Everybody emits energy. What sort of energy do you want to put out into the universe? Your thoughts, actions, prayers, struggles, laughter, etc. that’s all you. Your energy is all your own. Spend some time thinking about what kind of aura to want to have.
Trust me when I tell you that one day you’ll look back and realize you judged people unfairly and you held strong to convictions only to end up changing your mind about in the light of life experience. Leave a little space open for second impressions or the possibility that you could be wrong.
It’s okay to take a beat, a pause before you answer: “Hold on, let me think about how this is going to work...” I’ve seen a lot of mistakes or loss of confidence in an employee because they just blurted out a guess or starting off in the wrong direction only to have to go back- just because the plan hadn’t been thought through. It only takes a minute.
Offer gifts to the Lord. Maybe it's your school work, or your career, or the kid you raise, or your life in general. Wrap it up and make it a present to the Lord.
Summer Olympics for neighborhood kids. Create events in all kinds of sports, games and skills. Mix it up so the littler ones and the less athletically inclined have something they can succeed at too.
You never know what people are going through. Depression, PTSD, anxiety could look like avoidance, anger, risk-taking, promiscuity, etc. Look out for friends, coworkers and loved ones who may be in pain. You don’t need to solve their problem, just allow for the possibility that they’re going through something. Try to give them the benefit of the doubt and not write off “bad” behavior as a character flaw. Offer a non-judgmental ear.
Go easy on the cologne, perfume, scented lotions, etc. People shouldn't be able to smell your perfume a mile away, only up close. Also, it's generally not appropriate for work.
Grandpa was a Marine, though you’d never know it. Slight in build and oh-so gentle natured. But underneath he had a good bit of grit. He never complained. He once told me “You can stand any amount of pain for a little while.” (Basically saying suck it up and hang in there until help arrives.) I’ve never forgotten it.
Some things just don’t come easy. That’s the point. Practice working for what you want. Nothing is sweeter than when you accomplish something you set out to do. Go for it!
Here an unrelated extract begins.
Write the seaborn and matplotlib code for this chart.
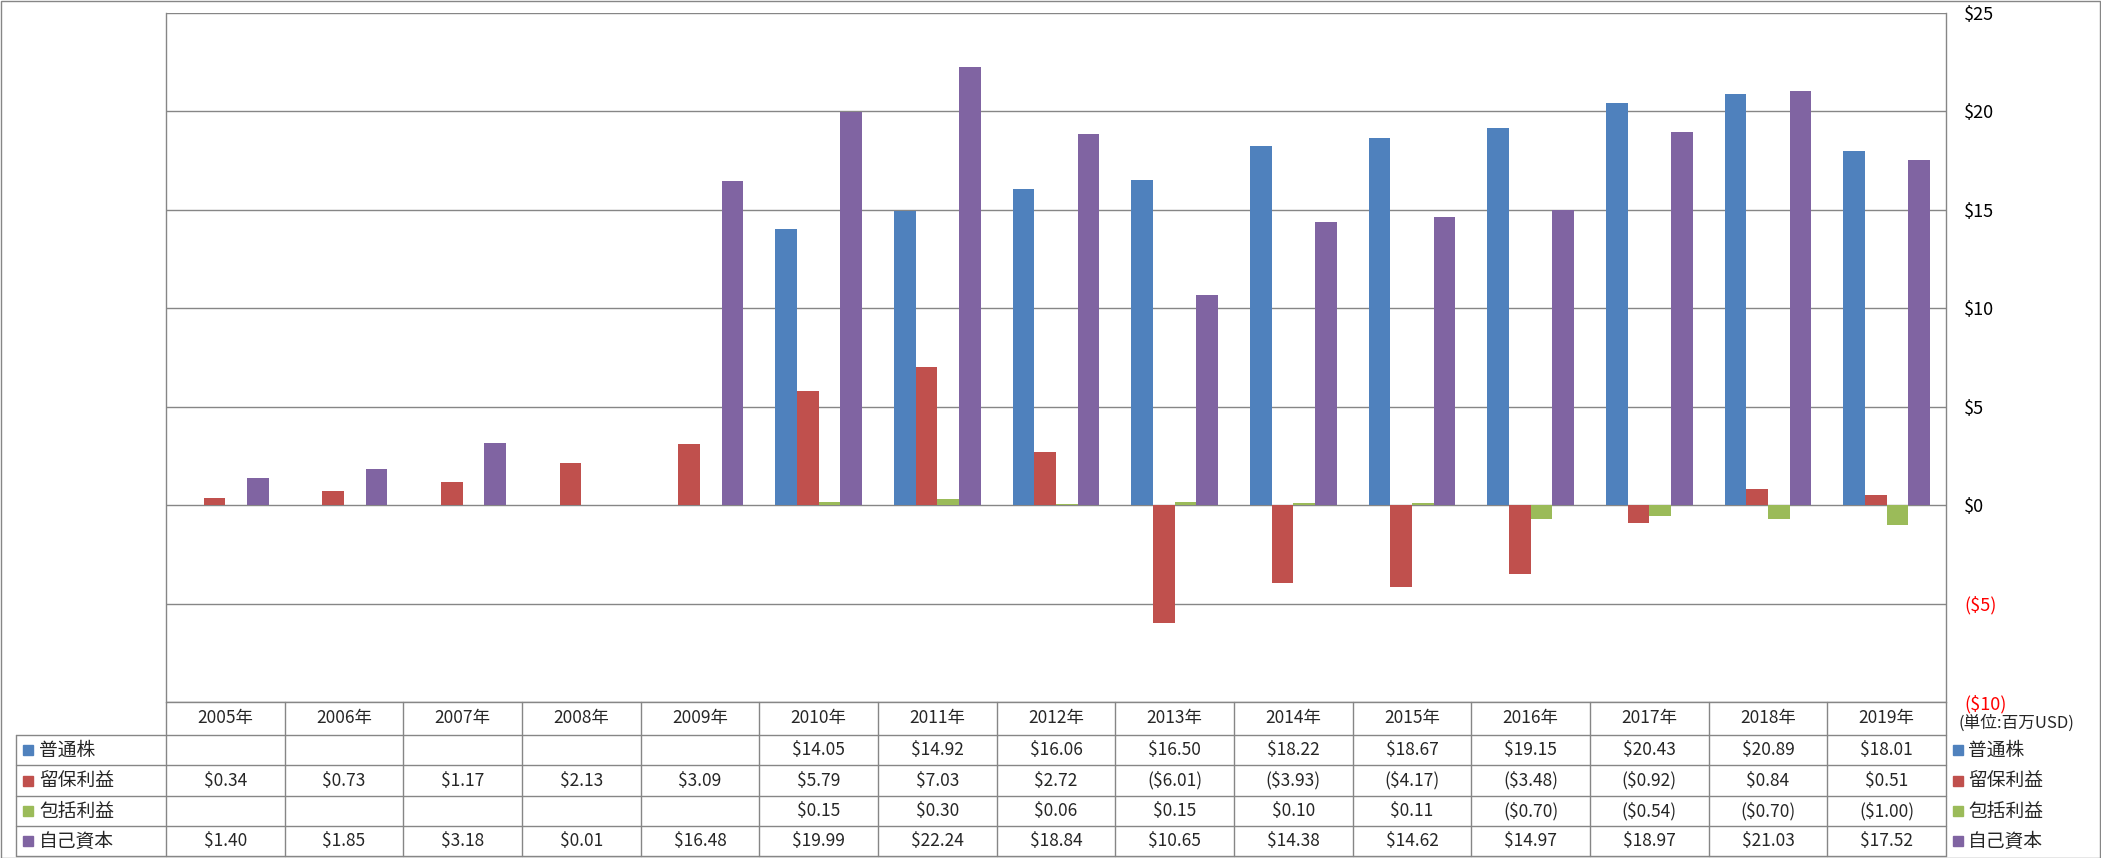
import numpy as np
import pandas as pd
import matplotlib
matplotlib.use("Agg")
import matplotlib.pyplot as plt
import seaborn as sns
from matplotlib import font_manager as fm
from matplotlib.lines import Line2D
from matplotlib.patches import Rectangle

# ---------------- data ----------------
years = ["2005年", "2006年", "2007年", "2008年", "2009年", "2010年", "2011年", "2012年",
         "2013年", "2014年", "2015年", "2016年", "2017年", "2018年", "2019年"]
series = ["普通株", "留保利益", "包括利益", "自己資本"]
common_stock = [None, None, None, None, None, 14.05, 14.92, 16.06, 16.50, 18.22, 18.67,
                19.15, 20.43, 20.89, 18.01]
retained_earnings = [0.34, 0.73, 1.17, 2.13, 3.09, 5.79, 7.03, 2.72, -6.01, -3.93, -4.17,
                     -3.48, -0.92, 0.84, 0.51]
comprehensive_income = [None, None, None, None, None, 0.15, 0.30, 0.06, 0.15, 0.10, 0.11,
                        -0.70, -0.54, -0.70, -1.00]
equity = [1.40, 1.85, 3.18, 0.01, 16.48, 19.99, 22.24, 18.84, 10.65, 14.38, 14.62, 14.97,
          18.97, 21.03, 17.52]
yticks = [-10, -5, 0, 5, 10, 15, 20, 25]
unit_label = "(単位:百万USD)"

colors = ["#4F81BD", "#C0504D", "#9BBB59", "#8064A2"]
GRID = "#868686"

values = [common_stock, retained_earnings, comprehensive_income, equity]
rows = []
for s, vals in zip(series, values):
    for y, v in zip(years, vals):
        rows.append({"year": y, "series": s, "value": np.nan if v is None else v})
df = pd.DataFrame(rows)

# ---------------- fonts ----------------
sns.set_theme(style="white")
names = {f.name for f in fm.fontManager.ttflist}
num_font = "Liberation Sans Narrow" if "Liberation Sans Narrow" in names else "Noto Sans CJK JP"
FAM = [num_font, "Noto Sans CJK JP", "DejaVu Sans"]
plt.rcParams["font.family"] = FAM

W, H = 2101, 858
fig = plt.figure(figsize=(W / 100, H / 100), dpi=100)
fig.patch.set_facecolor("white")

PL, PR, PT, PB = 166, 1946, 13, 702
ax = fig.add_axes([PL / W, 1 - PB / H, (PR - PL) / W, (PB - PT) / H])

sns.barplot(data=df, x="year", y="value", hue="series", order=years, hue_order=series,
            palette=colors, width=0.733, saturation=1, errorbar=None, legend=False,
            edgecolor="none", linewidth=0, ax=ax)

ax.set_xlim(-0.5, len(years) - 0.5)
ax.set_ylim(-10, 25)
ax.set_xticks([])
ax.set_xlabel("")
ax.set_ylabel("")
ax.set_yticks(yticks)
ax.yaxis.tick_right()
ax.tick_params(axis="y", length=0, pad=13, labelsize=13)


def money(v, dec=True):
    if v is None:
        return ""
    s = f"${abs(v):.2f}" if dec else f"${abs(v):.0f}"
    return f"({s})" if v < 0 else s


labels = ax.set_yticklabels([money(t, dec=False) for t in yticks])
for lab, t in zip(labels, yticks):
    lab.set_ha("left")
    lab.set_color("#FF0000" if t < 0 else "#000000")
    lab.set_family(FAM)

ax.yaxis.grid(True, color=GRID, linewidth=1.0)
ax.set_axisbelow(True)
for side in ["top", "bottom"]:
    ax.spines[side].set_visible(False)
for side in ["left", "right"]:
    ax.spines[side].set_visible(True)
    ax.spines[side].set_color(GRID)
    ax.spines[side].set_linewidth(1.0)


# ---------------- table ----------------
def fx(x):
    return x / W


def fy(y):
    return 1 - y / H


def hline(x0, x1, y):
    fig.add_artist(Line2D([fx(x0), fx(x1)], [fy(y), fy(y)], color=GRID, lw=1.0,
                          transform=fig.transFigure))


def vline(x, y0, y1):
    fig.add_artist(Line2D([fx(x), fx(x)], [fy(y0), fy(y1)], color=GRID, lw=1.0,
                          transform=fig.transFigure))


row_y = [702, 735, 765, 796, 826, 856]
LEG_L = 16
cw = (PR - PL) / len(years)
col_x = [PL + k * cw for k in range(len(years) + 1)]

hline(PL, PR, row_y[0])
for y in row_y[1:]:
    hline(LEG_L, PR, y)
for x in col_x:
    vline(x, row_y[0], row_y[-1])
vline(LEG_L, row_y[1], row_y[-1])

FS = 12.5
for i, y in enumerate(years):
    cx = (col_x[i] + col_x[i + 1]) / 2
    fig.text(fx(cx), fy((row_y[0] + row_y[1]) / 2), y, ha="center", va="center",
             fontsize=FS, family=FAM)

for r, (s, vals, c) in enumerate(zip(series, values, colors)):
    cy = (row_y[r + 1] + row_y[r + 2]) / 2
    fig.add_artist(Rectangle((fx(23), fy(cy + 5)), 10 / W, 10 / H, color=c,
                             transform=fig.transFigure))
    fig.text(fx(39), fy(cy), s, ha="left", va="center", fontsize=FS + 1,
             family=["Noto Sans CJK JP"])
    for i, v in enumerate(vals):
        cx = (col_x[i] + col_x[i + 1]) / 2
        fig.text(fx(cx), fy(cy), money(v), ha="center", va="center", fontsize=FS,
                 family=FAM)
    # right-side legend
    fig.add_artist(Rectangle((fx(1953), fy(cy + 5)), 10 / W, 10 / H, color=c,
                             transform=fig.transFigure))
    fig.text(fx(1968), fy(cy), s, ha="left", va="center", fontsize=FS + 1,
             family=["Noto Sans CJK JP"])

fig.text(fx(1958), fy(723), unit_label, ha="left", va="center", fontsize=12,
         family=["Noto Sans CJK JP", "DejaVu Sans"])

# outer chart border
fig.add_artist(Rectangle((0.5 / W, 0.5 / H), (W - 1.5) / W, (H - 1.5) / H, fill=False,
                         edgecolor=GRID, lw=1.0, transform=fig.transFigure))

fig.savefig("out.png", dpi=100, facecolor="white")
Your very existence is a miracle. Countless cosmic events and generations of ancestors had to come together in precisely the right way at precisely the right time for you to be here now. It’s an honor to be who you are. Act accordingly.
Your spouse will be absolutely unbearable roughly 10% of the time. So will you be, by the way. Give grace. Receive it too. Also, physical distance helps, even for a few hours.
Start “home economics” school with them. Laundry, cleaning, cooking, how to change a diaper, comfort a baby, soothe a toddler, what's involved in caring for pets, budgeting for food, keeping track of maintenance schedules for humans, pets, cars and machines. Engage with guests, be a good host, etc. Know when and how to tell someone to GTFO of the house (racist or misogynistic speech, etc.) Every kid needs to learn the art and science of home management. Look for and point out examples in books and movies of good home science skills.
Emotional pain is just like physical wound- you can choose to ignore it but it will only fester. Address the pain. Literally talk to it, and listen to it- it’s got so much to say.
Ask them to think of foods that taste good and also foods that make them feel good. Involve them in lunchbox decisions, dinner planning and prep, etc. so they’re empowered by their food habits.